Just to recap:
- In cases where the decedent leaves a Last Will and Testament, the law’s first preference for the estate’s personal representative is the person nominated in the Will.
- If the decedent dies intestate, the surviving spouse is the first choice, followed by the person selected by the heirs, then the decedent’s nearest relatives.
Today I want to take a look at what happens when the wrong personal representative is named in the Will or has otherwise been appointed by the probate court.
Appointment of a Different Personal Representative
There are many situations in which an honest family member may disagree with the decedent’s choice of personal representative. While the Florida Probate Code ordinarily defers to that first choice, the probate court has the power to override the decedent’s apparent wish, even before the personal representative breaches his duty to the estate.
Even in cases where it is obvious one person is legally entitled to be the personal representative (for example, where a man dies intestate and his spouse survives him), the court may appoint a substitute personal representative, called a “curator.”
Curators can be appointed even before any wrongdoing occurs, and are allowed to take any action that a personal representative could take, and are entitled to reasonable compensation for their services based on the Probate Code’s schedule of personal representative fees.

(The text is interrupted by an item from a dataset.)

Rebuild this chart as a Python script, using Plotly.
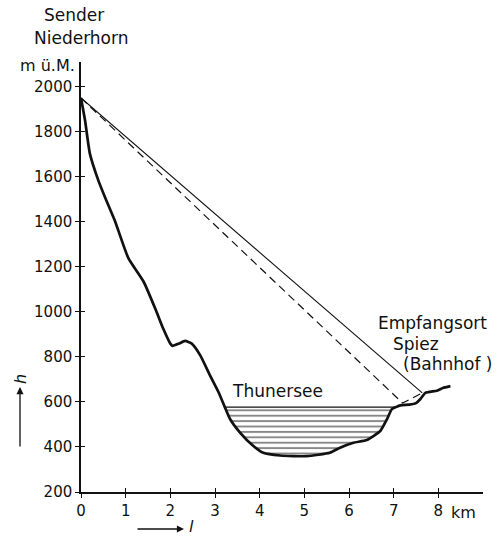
import plotly.graph_objects as go

INK = "#111111"
FONT = "DejaVu Sans"

# Geländeprofil Niederhorn -> Spiez (km, m ü.M.)
terrain_km = [0, 0.09, 0.2, 0.39, 0.54, 0.76, 1.06, 1.4, 1.69, 1.84, 2.0, 2.05,
              2.2, 2.33, 2.48, 2.67, 2.89, 3.08, 3.22, 3.34, 3.56, 3.86, 4.08,
              4.46, 5.05, 5.57, 5.8, 6.1, 6.4, 6.7, 6.85, 6.96, 7.05, 7.15,
              7.35, 7.5, 7.6, 7.71, 7.97, 8.1, 8.27]
terrain_h = [1950, 1851, 1702, 1583, 1508, 1404, 1239, 1135, 1001, 926, 859, 849,
             860, 871, 859, 807, 717, 643, 577, 523, 464, 404, 374,
             362, 359, 374, 397, 419, 431, 471, 523, 568, 577, 585,
             588, 595, 613, 640, 650, 662, 670]

lake_level = 577

# Strahlen: direkt und über die Seeoberfläche
direct_km = [0, 7.64]
direct_h = [1950, 640]
reflected_km = [0, 7.2, 7.64]
reflected_h = [1950, 595, 640]

x_ticks = [0, 1, 2, 3, 4, 5, 6, 7, 8]
y_ticks = [200, 400, 600, 800, 1000, 1200, 1400, 1600, 1800, 2000]

# plot area in pixels
W, H = 497, 537
L, R, T, B = 81, 14, 62, 45
PW, PH = W - L - R, H - T - B


def px(x, y):
    return (x - L) / PW, (H - B - y) / PH


lake_idx = [i for i, h in enumerate(terrain_h) if h <= lake_level and 3 < terrain_km[i] < 7.1]
lake_km = [terrain_km[i] for i in lake_idx]
lake_h = [terrain_h[i] for i in lake_idx]

fig = go.Figure()

fig.add_trace(go.Scatter(
    x=lake_km, y=lake_h, mode="lines", fill="toself",
    line=dict(width=0, shape="spline", smoothing=0.5),
    fillcolor="white",
    fillpattern=dict(shape="-", size=5.4, solidity=0.36, fgcolor=INK, bgcolor="white"),
    hoverinfo="skip", showlegend=False,
))
fig.add_trace(go.Scatter(
    x=[lake_km[0], lake_km[-1]], y=[lake_level, lake_level], mode="lines",
    line=dict(color=INK, width=1.3), hoverinfo="skip", showlegend=False,
))
fig.add_trace(go.Scatter(
    x=terrain_km, y=terrain_h, mode="lines",
    line=dict(color=INK, width=2.7, shape="spline", smoothing=0.5),
    hoverinfo="skip", showlegend=False,
))
fig.add_trace(go.Scatter(
    x=reflected_km, y=reflected_h, mode="lines",
    line=dict(color=INK, width=1.2, dash="8px,5px"),
    hoverinfo="skip", showlegend=False,
))
fig.add_trace(go.Scatter(
    x=direct_km, y=direct_h, mode="lines", xaxis="x2", yaxis="y2",
    line=dict(color=INK, width=1.1),
    hoverinfo="skip", showlegend=False,
))

axis_common = dict(showgrid=False, zeroline=False, ticklen=4, tickwidth=1.3,
                   tickcolor=INK, tickfont=dict(family=FONT, size=15, color=INK))
fig.update_layout(
    width=W, height=H, autosize=False,
    margin=dict(l=L, r=R, t=T, b=B),
    paper_bgcolor="white", plot_bgcolor="white",
    xaxis=dict(range=[0, 9.0], showline=True, linecolor=INK, linewidth=1.5,
               ticks="outside", tickvals=x_ticks, **axis_common),
    yaxis=dict(range=[200, 2110], showline=True, linecolor=INK, linewidth=1.5,
               ticks="outside", tickvals=y_ticks, **axis_common),
    xaxis2=dict(range=[0, 9.0], overlaying="x", anchor="y2", showline=False,
                ticks="inside", tickvals=x_ticks, showticklabels=False, **axis_common),
    yaxis2=dict(range=[200, 2110], overlaying="y", anchor="x2", showline=False,
                ticks="inside", tickvals=y_ticks, showticklabels=False, **axis_common),
)


def label(text, x, y, size=17, anchor="center", angle=0):
    ax, ay = px(x, y)
    fig.add_annotation(text=text, x=ax, y=ay, xref="paper", yref="paper",
                       xanchor=anchor, yanchor="middle", showarrow=False,
                       textangle=angle, font=dict(family=FONT, size=size, color=INK))


label("Sender", 74, 15)
label("Niederhorn", 81, 38)
label("m ü.M.", 77, 65, size=16, anchor="right")
label("Thunersee", 277, 391)
label("Empfangsort", 432, 323)
label("Spiez", 416, 344)
label("(Bahnhof )", 447, 364)
label("km", 463, 512, size=16)
label("<i>h</i>", 20, 379, size=16, angle=-90)
label("<i>l</i>", 191, 526, size=16)

# Pfeile an den Achsenbezeichnungen
for tip, tail in [((20, 387), (20, 448)), ((184, 529), (136, 529))]:
    tx, ty = px(*tip)
    fig.add_annotation(x=tx, y=ty, xref="paper", yref="paper", text="",
                       showarrow=True, arrowhead=2, arrowsize=1.1, arrowwidth=1.3,
                       arrowcolor=INK, ax=tail[0] - tip[0], ay=tail[1] - tip[1])

fig.write_html("out.html", config={"displayModeBar": False},
               post_script="document.body.style.margin='0';document.body.style.overflow='hidden';")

Often more than one person is legally qualified to act as a personal representative. In such cases, the probate court may select the one it considers “best qualified.”
Removal of a Personal Representative
A personal representative owes a high duty to the estate he or she is charged with administering. If for any reason the personal representative abuses his or her authority, or becomes incapable of performing, the court can remove him or her and appoint a successor.
The Florida Probate Code lists 12 causes for removal. They are:
- Adjudication that the personal representative is incapacitated.
- Physical or mental incapacity rendering the personal representative incapable of performing his or her duties.
- Failure to comply with any order of the court, unless the order has been superseded on appeal.
- Failure to account for the sale of property or to produce and exhibit the assets of the estate when so required.
- Wasting or maladministration of the estate.
- Failure to give bond or security for any purpose.
- Conviction of a felony.
- Insolvency of, or the appointment of a receiver or liquidator, any corporate personal representative.
- Except for surviving spouses, holding or acquiring conflicting or adverse interests against the estate that will or may interfere with the administration of the estate as a whole.
- Revocation of the probate of the decedent’s will that authorized or designated the appointment of the personal representative.
- Removal of domicile from Florida (unless the domicile requirement does not apply).
- The personal representative would not now be entitled to appointment.
Any “interested person” can petition the court for removal. This is quite a low bar, and means that anyone who stands to lose something due to the personal representative’s actions (usually a person who anticipates receiving assets of the estate) can file a petition. Alternatively, the court can initiate removal proceedings on its own.
Once removed, the removed personal representative must file a final accounting of his or her administration and surrender any assets of the estate in his or her possession to the new personal representative appointed by the court.